Hong Kong finance chief's comments on Occupy protests go too far
Did the Occupy protests harm Hong Kong's international image? In official circles, that is taken as an established fact. So John Tsang Chun-wah waxed indignant about the protest movement at the start of his budget speech.
Did the Occupy protests harm Hong Kong's international image? In official circles, that is taken as an established fact. So John Tsang Chun-wah waxed indignant about the protest movement at the start of his budget speech yesterday.
Incoherently, he said Hong Kong was an open society that encouraged diversity of opinions, yet complained about how prolonged political bickering had been "detrimental to public administration and the international image of Hong Kong as a stable, law-abiding and efficient city".
"It may even dampen investors' confidence in Hong Kong," he said. "Such self-inflicted harm does not serve the city well."
As much as I was against the Occupy movement, its relatively peaceful resolution put Hong Kong in a good light for the world to see.
At the beginning, many outsiders thought - or even hoped - this was Hong Kong's Tiananmen moment, or our version of the Arab Spring. This stemmed from a profound misunderstanding about the nature of our society and the level of civil liberty we actually enjoy.

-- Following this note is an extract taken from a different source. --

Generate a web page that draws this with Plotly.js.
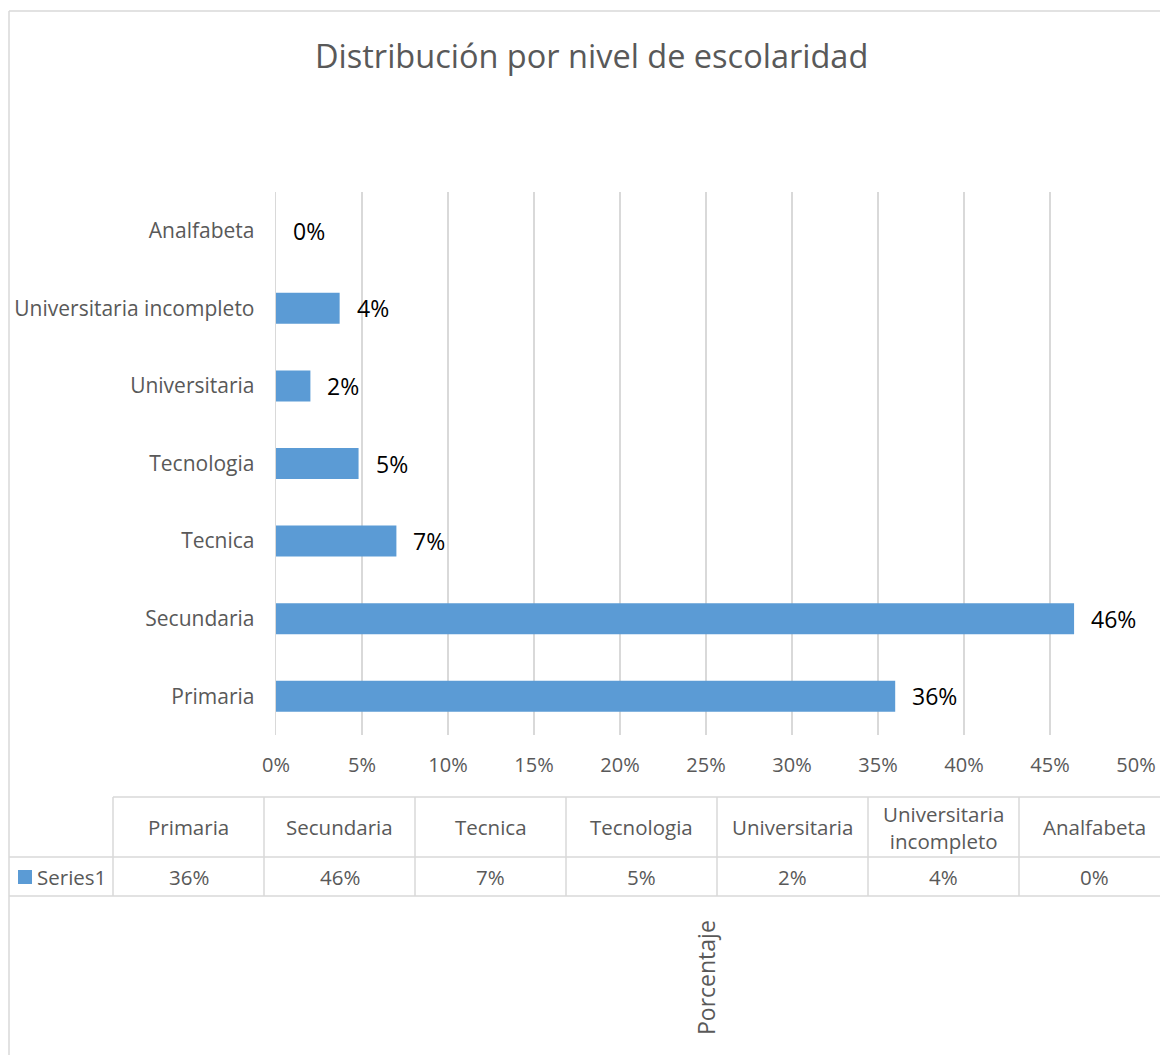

However much you deplore our political leaders, they are not butchers. Our police may have made mistakes, but they have been mostly well trained and restrained.
In the end, as the Occupy movement petered out, they resembled their namesake protests in New York, London and Madrid rather than those deadly demonstrations in Cairo, Tunis and Benghazi.
Now, Tsang thinks our international standing has been hurt. Perhaps he reads too much into US rapper Common's expression of support at the Oscars for "the people in Hong Kong protesting for democracy".
The protesters have shown themselves as freedom-loving people to foreigners like Common. The government proved it could handle sustained civil disturbance without resorting to massive state violence. Our investment environment and confidence were ultimately not affected.
Government officials would do well to stop their paranoid talk about foreign interference. Yet those like Tsang continue to play the blame game and want to waste tens of millions of dollars improving our overseas image - when they are likely to make it worse.